Adding an "If You Go" to your Travel Articles
My former editor at Westword, Patty Calhoun, was always fond of pointing out that eating is the easy part of being a restaurant critic: “It’s the writing that always gets you.”
So true. The hardest thing in writing about food, especially when trying to churn out concise, meaningful briefs for the “If You Go” portion of a travel story, is knowing what’s crucial to the reader and what can be left out.
Here are some tips to help you form the foundation for a simple “If You Go” brief to include at the end of your travel article. It may be helpful to print these out and keep them on hand as a model you can refer to again and again.
** 1. List the restaurant’s name, address, phone number, and website if there is one. Hours are not necessary unless a publication’s guidelines request them or they are particularly pertinent. It is helpful to include which meals the restaurant offers (for example, breakfast only, or lunch and dinner) and to state any days it is closed. I cannot stress enough how important it is to double-check, even triple-check the information. If a correction has to run the day after your first piece does, it may well be your last piece.
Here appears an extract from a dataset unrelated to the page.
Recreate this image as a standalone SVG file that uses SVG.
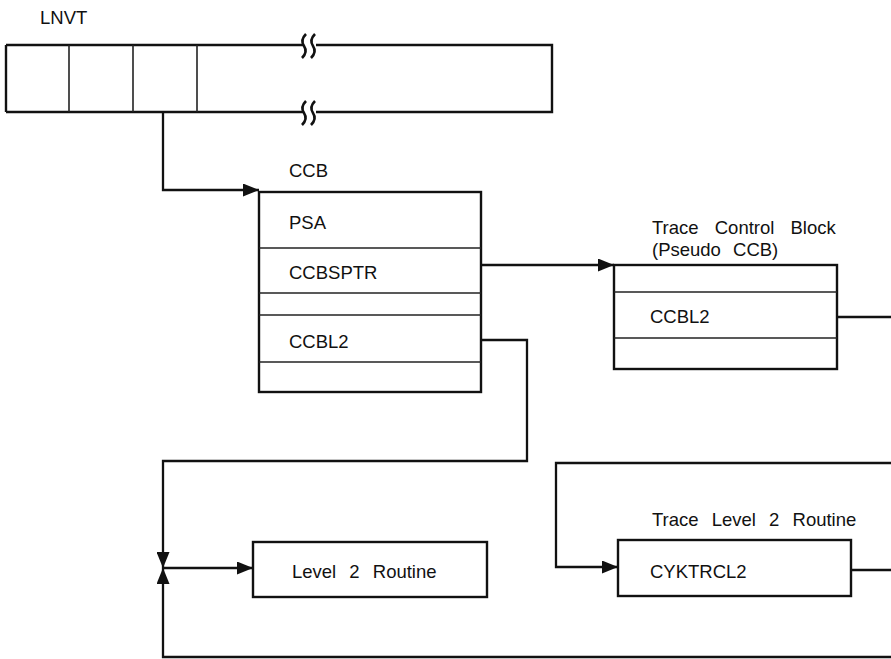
<svg xmlns="http://www.w3.org/2000/svg" width="891" height="659" viewBox="0 0 891 659">
<style>
.box{fill:#fff;stroke:#111;stroke-width:2.4}
.div{stroke:#222;stroke-width:1.6;fill:none}
.ln{stroke:#111;stroke-width:2.3;fill:none}
.t{font-family:"Liberation Sans",Arial,Helvetica,sans-serif;font-size:18.5px;fill:#111;word-spacing:8px}
</style>
<defs>
<marker id="ah" markerUnits="userSpaceOnUse" markerWidth="16" markerHeight="13" refX="16" refY="6.5" orient="auto">
<path d="M0,0 L16,6.5 L0,13 z" fill="#111"/>
</marker>
</defs>
<rect width="891" height="659" fill="#fff"/>

<g id="lnvt">
<text class="t" x="40" y="24">LNVT</text>
<path class="ln" d="M6,45 H304 M316,45 H552 V112 H316 M304,112 H6 Z" style="stroke-width:2.4"/>
<path class="ln" d="M6,45 V112" style="stroke-width:2.4"/>
<line class="div" x1="69" y1="45" x2="69" y2="112"/>
<line class="div" x1="133" y1="45" x2="133" y2="112"/>
<line class="div" x1="197" y1="45" x2="197" y2="112"/>
<path class="ln" d="M306,34 Q300,40 304,46 Q308,52 302,58 M315,34 Q309,40 313,46 Q317,52 311,58" style="stroke-width:2.6"/>
<path class="ln" d="M306,101 Q300,107 304,113 Q308,119 302,125 M315,101 Q309,107 313,113 Q317,119 311,125" style="stroke-width:2.6"/>
</g>

<g id="ccb">
<text class="t" x="289" y="177">CCB</text>
<rect class="box" x="259" y="192" width="222" height="200"/>
<line class="div" x1="259" y1="248" x2="481" y2="248"/>
<line class="div" x1="259" y1="293" x2="481" y2="293"/>
<line class="div" x1="259" y1="315" x2="481" y2="315"/>
<line class="div" x1="259" y1="362" x2="481" y2="362"/>
<text class="t" x="289" y="229">PSA</text>
<text class="t" x="289" y="279">CCBSPTR</text>
<text class="t" x="289" y="348">CCBL2</text>
</g>

<g id="tcb">
<text class="t" x="652" y="234" style="word-spacing:11px">Trace Control Block</text>
<text class="t" x="652" y="256" style="word-spacing:7px">(Pseudo CCB)</text>
<rect class="box" x="614" y="265" width="223" height="104"/>
<line class="div" x1="614" y1="292" x2="837" y2="292"/>
<line class="div" x1="614" y1="338" x2="837" y2="338"/>
<text class="t" x="650" y="323">CCBL2</text>
</g>

<g id="level2">
<rect class="box" x="253" y="542" width="234" height="55"/>
<text class="t" x="292" y="578">Level 2 Routine</text>
</g>

<g id="tracelevel2">
<text class="t" x="652" y="526">Trace Level 2 Routine</text>
<rect class="box" x="618" y="540" width="233" height="56"/>
<text class="t" x="650" y="578">CYKTRCL2</text>
</g>

<g id="connectors">
<path class="ln" d="M163,112 V190 H259" marker-end="url(#ah)"/>
<path class="ln" d="M481,265 H614" marker-end="url(#ah)"/>
<path class="ln" d="M481,340 H527 V461 H163 V568" marker-end="url(#ah)"/>
<path class="ln" d="M891,657 H163 V568" marker-end="url(#ah)"/>
<path class="ln" d="M163,568 H253" marker-end="url(#ah)"/>
<path class="ln" d="M837,317 H891"/>
<path class="ln" d="M891,463 H556 V567 H618" marker-end="url(#ah)"/>
<path class="ln" d="M851,570 H891"/>
</g>
</svg>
** 2. Next, make a quick list of the five most important things you want readers to know about this restaurant. Must-haves should include a reference to the location, cuisine style, and whether it is particularly suitable for a specific type of diner, such as couples on a romantic getaway, families, or solo travelers.
** 3. Pick out one or two dishes that are particularly noteworthy and come up with appealing ways to describe them. This is a chance to call attention to your writing style and to make it pop. Choose vibrant, active verbs and adjectives and be specific. Avoid clichés and overused words such as “delicious,” “tasty,” and “yummy.”
** 4. Think about what you would tell a friend about this restaurant. This will go a long way toward helping you come up with your first sentence for the brief, which should run right after the restaurant’s name and basic information. In an “If You Go,” this sentence serves as both the “lede” or “lead” (the word used in journalism to refer to the first paragraph of a story) as well as the “nut graf,” the later nugget that explains the value of the story. In a short “If You Go,” we’re condensing everything, so this tiny sentence needs to pack a lot in.
Now it’s time to put it all together. Start with the basic information, and then add the lede sentence. String together the rest of the pieces in sentence form, with no more than four sentences total, including the lede.
For example, I recently visited Tucson, Ariz., for an upcoming story, and stopped in at a favorite restaurant, Mariscos Chihuahua, to update the information for my “If You Go.”
Mariscos Chihuahua is a small, colorful Mexican eatery that specializes in seafood. There are three locations, but I like the one at the corner of North Grande and Speedway. This is how I will set up my brief…
Basic information:
Mariscos Chihuahua, 1009 N. Grande Ave., Tucson, 520-623-3563. Lunch and dinner.
The five things I want readers to know are: Fresh, Mexican-style seafood is the specialty. The location is right off a main thoroughfare. It’s family-friendly… they serve cheap beer… and the portions are huge.
The two dishes I want to showcase are: Shrimp sautéed in garlic sauce, two dozen of them blanketing thick-cut, golden French fries that had sopped up the heady sauce… and the deep-fried whole fish, as big as a football, and sporting an addictive skin that broke off in oil-soaked, crackly shards.
My lede: “In a city that celebrates its many Mexican eateries, seafood-oriented ones are rare, and good ones like Mariscos even more so.”
And here is how it looks when I put it all together:
“Mariscos Chihuahua, 1009 N. Grande Ave., Tucson, 520-623-3563. In a city that celebrates its many Mexican eateries, seafood-oriented ones are rare, and good ones like Mariscos even more so. Open daily at 9 a.m., the cheerful, nautically themed place serves lunch and dinner to families and anyone else who can find the somewhat hidden spot off bustling Speedway Boulevard. Inexpensive beer by the bottle goes well with fresh shrimp sautéed in garlic sauce, two-dozen of them atop thick-cut fries that had sopped up the heady sauce, or deep-fried whole fish as big as a football and sporting an addictive skin that breaks off in oil-soaked, crackly shards. The already ample entrees come with rice, a simple green salad and tortillas.”
Once you have it written and have fact-checked your blurb, read it again for atmosphere. Does it convey the main ideas you want to share with readers? If so, you’re all set.
A typical travel story should include three to five restaurant recommendations. Keep in mind that there won’t always be room for all of them to run. Sometimes, in order to get all of the restaurants in, the blurbs themselves will have to be cut. But I say the more information, the better. As an editor, I would rather have the option of taking away a sentence or two than be forced to track down a writer to find out if the place is kid-friendly or close to the White House.
Of course, not all editors feel that way, and their preferences are usually reflected in their guidelines, so always check there first before sending in a piece, and tailor each set of “If You Go” briefs for each publication.